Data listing
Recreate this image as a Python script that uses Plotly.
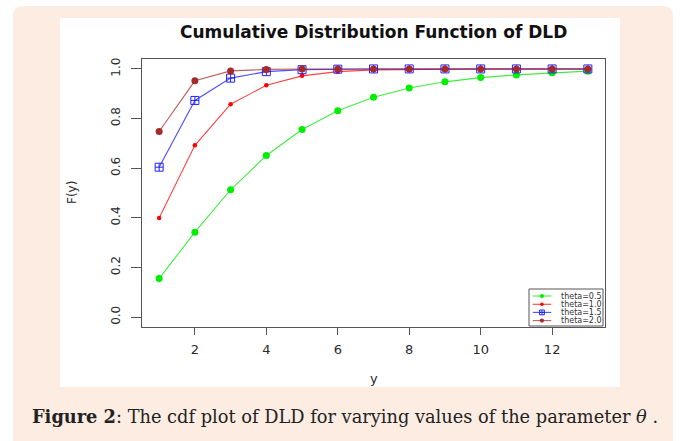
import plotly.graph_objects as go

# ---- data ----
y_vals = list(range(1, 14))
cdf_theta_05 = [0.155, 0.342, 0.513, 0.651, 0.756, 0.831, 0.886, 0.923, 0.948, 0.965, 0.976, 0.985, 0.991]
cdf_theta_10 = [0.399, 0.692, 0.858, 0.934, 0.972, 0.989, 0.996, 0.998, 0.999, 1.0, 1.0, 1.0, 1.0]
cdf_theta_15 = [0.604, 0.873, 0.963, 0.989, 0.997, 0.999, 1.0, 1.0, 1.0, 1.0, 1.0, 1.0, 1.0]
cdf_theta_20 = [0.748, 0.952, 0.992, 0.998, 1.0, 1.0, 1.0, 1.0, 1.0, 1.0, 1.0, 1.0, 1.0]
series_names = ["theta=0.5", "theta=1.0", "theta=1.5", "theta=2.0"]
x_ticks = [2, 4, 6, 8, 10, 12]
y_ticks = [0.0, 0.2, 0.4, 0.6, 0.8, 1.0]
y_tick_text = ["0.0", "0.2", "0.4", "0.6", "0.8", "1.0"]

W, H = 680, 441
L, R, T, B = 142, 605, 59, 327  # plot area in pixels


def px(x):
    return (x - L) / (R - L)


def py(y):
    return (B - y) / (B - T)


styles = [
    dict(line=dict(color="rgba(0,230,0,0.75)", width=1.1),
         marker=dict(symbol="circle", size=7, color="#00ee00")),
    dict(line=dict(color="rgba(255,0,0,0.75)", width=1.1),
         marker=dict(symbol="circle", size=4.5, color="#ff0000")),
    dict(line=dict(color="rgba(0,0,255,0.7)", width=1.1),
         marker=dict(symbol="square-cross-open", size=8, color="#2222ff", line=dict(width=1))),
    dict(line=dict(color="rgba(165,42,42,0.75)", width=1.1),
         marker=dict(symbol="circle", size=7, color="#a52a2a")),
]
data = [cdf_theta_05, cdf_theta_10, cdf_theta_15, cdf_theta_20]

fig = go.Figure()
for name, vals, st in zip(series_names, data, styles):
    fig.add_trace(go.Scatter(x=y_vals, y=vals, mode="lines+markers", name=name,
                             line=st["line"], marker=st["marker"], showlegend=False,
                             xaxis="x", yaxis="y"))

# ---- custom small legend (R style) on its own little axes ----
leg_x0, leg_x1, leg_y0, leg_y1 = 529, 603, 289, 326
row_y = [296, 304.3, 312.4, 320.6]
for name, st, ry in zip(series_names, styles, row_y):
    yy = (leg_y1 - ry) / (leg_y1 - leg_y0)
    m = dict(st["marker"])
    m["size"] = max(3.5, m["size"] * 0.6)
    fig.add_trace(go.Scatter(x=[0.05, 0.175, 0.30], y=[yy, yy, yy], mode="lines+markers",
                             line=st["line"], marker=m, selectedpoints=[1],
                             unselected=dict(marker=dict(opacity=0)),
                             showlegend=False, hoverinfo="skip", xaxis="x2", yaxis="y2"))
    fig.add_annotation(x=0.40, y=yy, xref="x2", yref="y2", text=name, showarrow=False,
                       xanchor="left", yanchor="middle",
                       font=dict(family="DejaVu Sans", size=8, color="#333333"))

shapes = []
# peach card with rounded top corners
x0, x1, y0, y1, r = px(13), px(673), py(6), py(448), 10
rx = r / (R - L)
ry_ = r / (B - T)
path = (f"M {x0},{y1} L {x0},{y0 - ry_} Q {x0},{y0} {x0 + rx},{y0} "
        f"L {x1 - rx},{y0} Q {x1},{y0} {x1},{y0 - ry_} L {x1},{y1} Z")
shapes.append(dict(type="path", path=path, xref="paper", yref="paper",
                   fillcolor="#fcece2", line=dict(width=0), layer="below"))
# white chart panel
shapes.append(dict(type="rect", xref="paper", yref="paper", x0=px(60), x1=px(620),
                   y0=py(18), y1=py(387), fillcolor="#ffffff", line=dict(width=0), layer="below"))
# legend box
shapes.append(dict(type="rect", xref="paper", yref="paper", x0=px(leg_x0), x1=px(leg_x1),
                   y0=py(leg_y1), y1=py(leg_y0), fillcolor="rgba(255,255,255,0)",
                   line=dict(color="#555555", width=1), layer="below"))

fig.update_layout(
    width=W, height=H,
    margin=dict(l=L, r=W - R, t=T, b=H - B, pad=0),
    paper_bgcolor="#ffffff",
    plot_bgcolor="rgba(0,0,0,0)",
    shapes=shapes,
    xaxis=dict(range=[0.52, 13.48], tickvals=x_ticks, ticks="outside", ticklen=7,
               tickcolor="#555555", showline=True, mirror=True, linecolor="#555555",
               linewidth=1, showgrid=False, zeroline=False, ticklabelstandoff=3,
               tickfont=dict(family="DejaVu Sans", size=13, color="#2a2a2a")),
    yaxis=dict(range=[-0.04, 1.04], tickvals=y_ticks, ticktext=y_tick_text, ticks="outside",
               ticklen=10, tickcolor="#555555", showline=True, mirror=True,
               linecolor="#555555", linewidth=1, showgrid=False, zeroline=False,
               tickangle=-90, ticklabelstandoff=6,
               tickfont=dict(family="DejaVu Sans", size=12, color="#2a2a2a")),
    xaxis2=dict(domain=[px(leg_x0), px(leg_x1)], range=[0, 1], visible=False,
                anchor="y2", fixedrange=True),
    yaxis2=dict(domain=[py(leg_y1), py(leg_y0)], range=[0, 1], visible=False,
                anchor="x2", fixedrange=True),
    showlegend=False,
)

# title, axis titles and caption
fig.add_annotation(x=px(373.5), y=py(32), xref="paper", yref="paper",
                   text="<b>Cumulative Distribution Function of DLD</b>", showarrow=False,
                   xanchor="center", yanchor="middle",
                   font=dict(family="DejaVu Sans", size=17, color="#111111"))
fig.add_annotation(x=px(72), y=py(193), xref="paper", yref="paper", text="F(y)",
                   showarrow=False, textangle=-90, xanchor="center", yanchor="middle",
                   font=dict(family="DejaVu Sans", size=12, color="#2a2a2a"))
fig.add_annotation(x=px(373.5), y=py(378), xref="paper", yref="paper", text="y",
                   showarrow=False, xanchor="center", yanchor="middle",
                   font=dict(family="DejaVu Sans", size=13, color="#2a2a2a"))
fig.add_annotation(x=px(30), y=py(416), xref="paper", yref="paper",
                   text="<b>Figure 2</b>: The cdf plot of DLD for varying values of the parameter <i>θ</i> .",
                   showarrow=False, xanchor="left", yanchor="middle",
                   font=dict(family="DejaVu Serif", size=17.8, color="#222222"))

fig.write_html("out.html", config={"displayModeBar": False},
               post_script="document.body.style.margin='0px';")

==

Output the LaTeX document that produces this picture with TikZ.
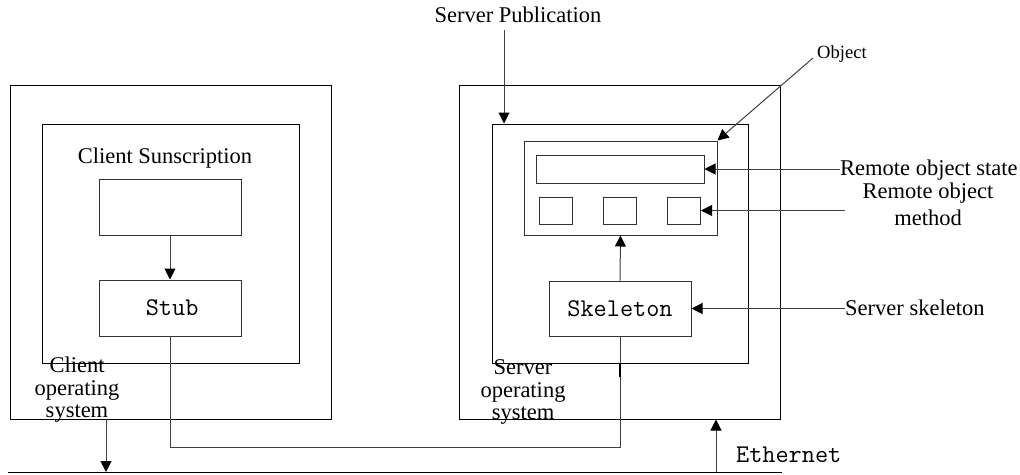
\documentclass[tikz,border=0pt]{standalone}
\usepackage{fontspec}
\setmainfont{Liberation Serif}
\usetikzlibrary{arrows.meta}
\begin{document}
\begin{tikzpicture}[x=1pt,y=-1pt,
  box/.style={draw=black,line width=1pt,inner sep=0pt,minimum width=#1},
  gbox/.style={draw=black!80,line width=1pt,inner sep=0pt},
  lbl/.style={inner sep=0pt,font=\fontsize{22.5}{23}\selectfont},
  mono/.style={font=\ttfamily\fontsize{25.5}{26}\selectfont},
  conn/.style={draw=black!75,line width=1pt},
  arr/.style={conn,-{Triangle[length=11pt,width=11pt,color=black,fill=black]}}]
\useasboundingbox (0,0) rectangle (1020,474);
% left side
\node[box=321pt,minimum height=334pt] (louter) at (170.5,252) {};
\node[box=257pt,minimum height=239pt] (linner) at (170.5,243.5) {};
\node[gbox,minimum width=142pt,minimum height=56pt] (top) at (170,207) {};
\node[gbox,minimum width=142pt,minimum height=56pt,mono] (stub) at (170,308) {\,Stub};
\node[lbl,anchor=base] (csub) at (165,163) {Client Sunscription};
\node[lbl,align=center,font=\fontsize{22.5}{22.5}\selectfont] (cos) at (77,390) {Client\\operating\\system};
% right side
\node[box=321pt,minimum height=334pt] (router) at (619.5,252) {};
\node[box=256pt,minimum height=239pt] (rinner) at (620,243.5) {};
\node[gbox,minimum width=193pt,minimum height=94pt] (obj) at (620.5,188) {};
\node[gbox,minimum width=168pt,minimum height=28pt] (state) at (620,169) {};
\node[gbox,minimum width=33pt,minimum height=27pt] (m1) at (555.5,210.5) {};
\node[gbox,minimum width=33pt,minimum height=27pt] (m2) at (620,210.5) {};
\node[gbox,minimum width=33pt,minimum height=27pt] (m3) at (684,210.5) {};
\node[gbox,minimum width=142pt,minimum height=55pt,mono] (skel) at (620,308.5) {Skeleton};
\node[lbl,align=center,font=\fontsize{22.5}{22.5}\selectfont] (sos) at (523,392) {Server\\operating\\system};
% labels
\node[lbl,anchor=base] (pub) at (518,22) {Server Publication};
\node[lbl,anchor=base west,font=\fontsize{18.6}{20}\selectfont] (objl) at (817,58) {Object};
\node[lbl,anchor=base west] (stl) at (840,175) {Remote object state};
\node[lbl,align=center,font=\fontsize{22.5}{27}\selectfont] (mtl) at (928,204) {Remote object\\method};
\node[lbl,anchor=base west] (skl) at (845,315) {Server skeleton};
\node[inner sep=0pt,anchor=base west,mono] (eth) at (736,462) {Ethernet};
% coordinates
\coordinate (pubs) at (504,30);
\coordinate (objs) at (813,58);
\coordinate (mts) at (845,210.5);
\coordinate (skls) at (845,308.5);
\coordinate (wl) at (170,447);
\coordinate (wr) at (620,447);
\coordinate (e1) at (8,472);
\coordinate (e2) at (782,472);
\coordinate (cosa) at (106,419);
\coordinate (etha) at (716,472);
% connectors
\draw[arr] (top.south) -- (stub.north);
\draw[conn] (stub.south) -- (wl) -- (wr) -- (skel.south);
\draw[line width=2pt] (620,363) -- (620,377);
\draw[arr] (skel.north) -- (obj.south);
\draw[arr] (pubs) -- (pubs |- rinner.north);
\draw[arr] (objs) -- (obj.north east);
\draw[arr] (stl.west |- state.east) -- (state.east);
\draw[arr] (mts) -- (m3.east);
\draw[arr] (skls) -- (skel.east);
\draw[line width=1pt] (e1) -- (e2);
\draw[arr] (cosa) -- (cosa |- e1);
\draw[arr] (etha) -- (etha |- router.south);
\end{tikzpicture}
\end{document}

**REQUEST:** Give back exactly the lines from the one that holds "Recreate this image" to the one that holds "import plotly.graph_objects as go", with both ends and without the images.

**OUTPUT FOR THIS TASK:**
Recreate this image as a Python script that uses Plotly.
import plotly.graph_objects as go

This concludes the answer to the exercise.